_Brief_
Could the lines from the start of the data through the line with "length_class = list(range(75, 173, 2))" be set down exactly, with no pictures among them?

_Available data_
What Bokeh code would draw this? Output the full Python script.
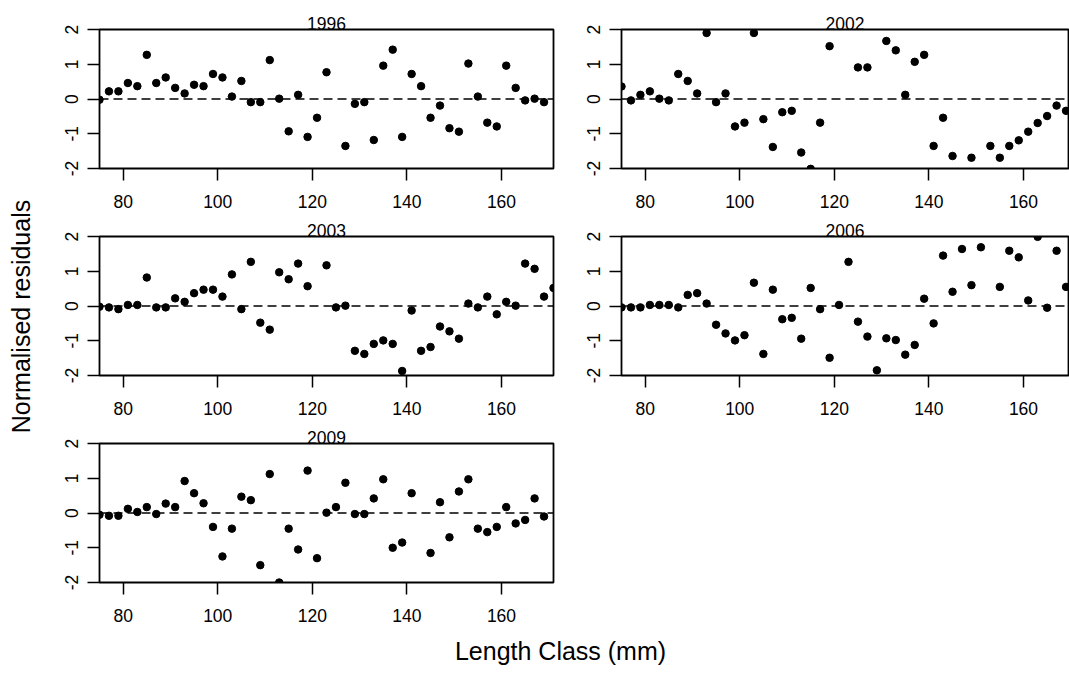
import math
from bokeh.plotting import figure
from bokeh.layouts import column, row
from bokeh.models import FixedTicker, Span, Range1d, ColumnDataSource, PrintfTickFormatter
from bokeh.core.properties import value
from bokeh.embed import file_html
from bokeh.resources import INLINE

nan = float("nan")

# Length classes (mm)
length_class = list(range(75, 173, 2))

# Normalised residuals per year (NaN = not shown / outside plotted range)
r1996 = [-0.02, 0.22, 0.22, 0.46, 0.37, 1.27, 0.46, 0.62, 0.32, 0.16,
         0.41, 0.37, 0.72, 0.62, 0.07, 0.52, -0.09, -0.09, 1.12, 0.01,
         -0.93, 0.12, -1.09, -0.54, 0.77, nan, -1.35, -0.14, -0.09, -1.18,
         0.96, 1.42, -1.09, 0.72, 0.37, -0.54, -0.19, -0.84, -0.94, 1.02,
         0.07, -0.68, -0.79, 0.96, 0.32, -0.04, 0.01, -0.09, nan]
r2002 = [0.36, -0.04, 0.12, 0.22, 0.01, -0.04, 0.72, 0.52, 0.16, 1.90,
         -0.09, 0.16, -0.79, -0.68, 1.90, -0.58, -1.38, -0.38, -0.34, -1.54,
         -2.01, -0.68, 1.52, nan, nan, 0.91, 0.91, nan, 1.67, 1.40,
         0.12, 1.07, 1.27, -1.35, -0.54, -1.64, nan, -1.69, nan, -1.35,
         -1.69, -1.35, -1.19, -0.94, -0.69, -0.49, -0.19, -0.34, nan]
r2003 = [-0.02, -0.04, -0.09, 0.03, 0.03, 0.82, -0.04, -0.04, 0.22, 0.12,
         0.37, 0.47, 0.47, 0.27, 0.91, -0.09, 1.27, -0.48, -0.68, 0.97,
         0.77, 1.22, 0.57, nan, 1.17, -0.04, 0.01, -1.29, -1.38, -1.09,
         -0.99, -1.09, -1.87, -0.13, -1.29, -1.18, -0.59, -0.73, -0.94, 0.07,
         -0.04, 0.27, -0.24, 0.12, 0.01, 1.22, 1.07, 0.27, 0.52]
r2006 = [-0.04, -0.04, -0.04, 0.03, 0.03, 0.03, -0.04, 0.32, 0.37, 0.07,
         -0.54, -0.79, -0.99, -0.84, 0.67, -1.38, 0.47, -0.38, -0.34, -0.94,
         0.52, -0.09, -1.49, 0.03, 1.27, -0.45, -0.88, -1.85, -0.93, -0.98,
         -1.40, -1.12, 0.21, -0.50, 1.45, 0.41, 1.64, 0.60, 1.69, nan,
         0.55, 1.59, 1.40, 0.16, 1.99, -0.05, 1.59, 0.55, nan]
r2009 = [-0.05, -0.08, -0.08, 0.12, 0.03, 0.17, -0.03, 0.27, 0.17, 0.92,
         0.57, 0.28, -0.40, -1.25, -0.45, 0.47, 0.37, -1.50, 1.12, -2.00,
         -0.45, -1.05, 1.22, -1.30, 0.01, 0.17, 0.87, -0.03, -0.03, 0.42,
         0.97, -1.00, -0.85, 0.57, nan, -1.15, 0.31, -0.70, 0.62, 0.97,
         -0.45, -0.55, -0.40, 0.17, -0.30, -0.20, 0.42, -0.10, nan]

x_ticks = [80, 100, 120, 140, 160]
y_ticks = [-2, -1, 0, 1, 2]

FONT = "Liberation Sans"
FS = "17.5px"
FS_LAB = "25px"


def panel(year, resid, x_end, frame_w, top, right):
    p = figure(frame_width=frame_w, frame_height=139,
               x_range=Range1d(75, x_end), y_range=Range1d(-2, 2),
               output_backend="svg", toolbar_location=None,
               min_border_left=59, min_border_right=right,
               min_border_top=top, min_border_bottom=46, title=year)
    p.title.text_font = FONT
    p.title.text_font_size = FS
    p.title.text_font_style = "normal"
    p.title.align = "center"
    p.title.standoff = 0
    p.title.text_color = "black"
    p.grid.visible = False
    p.outline_line_color = "black"
    p.outline_line_width = 1.8
    p.outline_line_alpha = 1.0
    p.background_fill_color = "white"
    p.border_fill_color = "white"
    p.xaxis.ticker = FixedTicker(ticks=x_ticks)
    p.yaxis.ticker = FixedTicker(ticks=y_ticks)
    p.yaxis.formatter = PrintfTickFormatter(format="%d")
    p.xaxis.formatter = PrintfTickFormatter(format="%d")
    p.yaxis.major_label_orientation = "vertical"
    for ax in (p.xaxis[0], p.yaxis[0]):
        ax.axis_line_color = None
        ax.major_tick_out = 12
        ax.major_tick_in = 0
        ax.minor_tick_line_color = None
        ax.major_tick_line_width = 1.5
        ax.major_tick_line_color = "black"
        ax.major_label_text_font = FONT
        ax.major_label_text_font_size = FS
        ax.major_label_text_color = "black"
    p.xaxis.major_label_standoff = 14
    p.yaxis.major_label_standoff = 10
    p.add_layout(Span(location=0, dimension="width", line_color="black",
                      line_width=1.3, line_dash="9 5"))
    src = ColumnDataSource(dict(x=length_class, y=resid))
    p.scatter("x", "y", source=src, size=7.5, color="black")
    return p


f1 = panel("1996", r1996, 171, 454, 29, 9)
f2 = panel("2002", r2002, 169.52, 447, 29, 1)
f3 = panel("2003", r2003, 171, 454, 22, 9)
f4 = panel("2006", r2006, 169.52, 447, 22, 1)
f5 = panel("2009", r2009, 171, 454, 22, 9)

rows_h = 214 + 207 + 207

ylab = figure(width=40, height=rows_h, x_range=Range1d(0, 40), y_range=Range1d(0, rows_h),
              output_backend="svg", toolbar_location=None, min_border=0)
ylab.axis.visible = False
ylab.grid.visible = False
ylab.outline_line_color = None
ylab.text(x=[20], y=[rows_h - 316], text=["Normalised residuals"], angle=math.pi / 2,
          text_align="center", text_baseline="middle", text_font=value(FONT),
          text_font_size=FS_LAB, text_color="black")

xlab_h = 690 - rows_h
xlab = figure(width=1069, height=xlab_h, x_range=Range1d(0, 1069), y_range=Range1d(0, xlab_h),
              output_backend="svg", toolbar_location=None, min_border=0)
xlab.axis.visible = False
xlab.grid.visible = False
xlab.outline_line_color = None
xlab.text(x=[560], y=[xlab_h - 22], text=["Length Class (mm)"],
          text_align="center", text_baseline="middle", text_font=value(FONT),
          text_font_size=FS_LAB, text_color="black")

layout = column(row(ylab, column(row(f1, f2), row(f3, f4), row(f5))), xlab)

open("out.html", "w").write(file_html(layout, INLINE))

_Exercise response_
What Bokeh code would draw this? Output the full Python script.
import math
from bokeh.plotting import figure
from bokeh.layouts import column, row
from bokeh.models import FixedTicker, Span, Range1d, ColumnDataSource, PrintfTickFormatter
from bokeh.core.properties import value
from bokeh.embed import file_html
from bokeh.resources import INLINE

nan = float("nan")

# Length classes (mm)
length_class = list(range(75, 173, 2))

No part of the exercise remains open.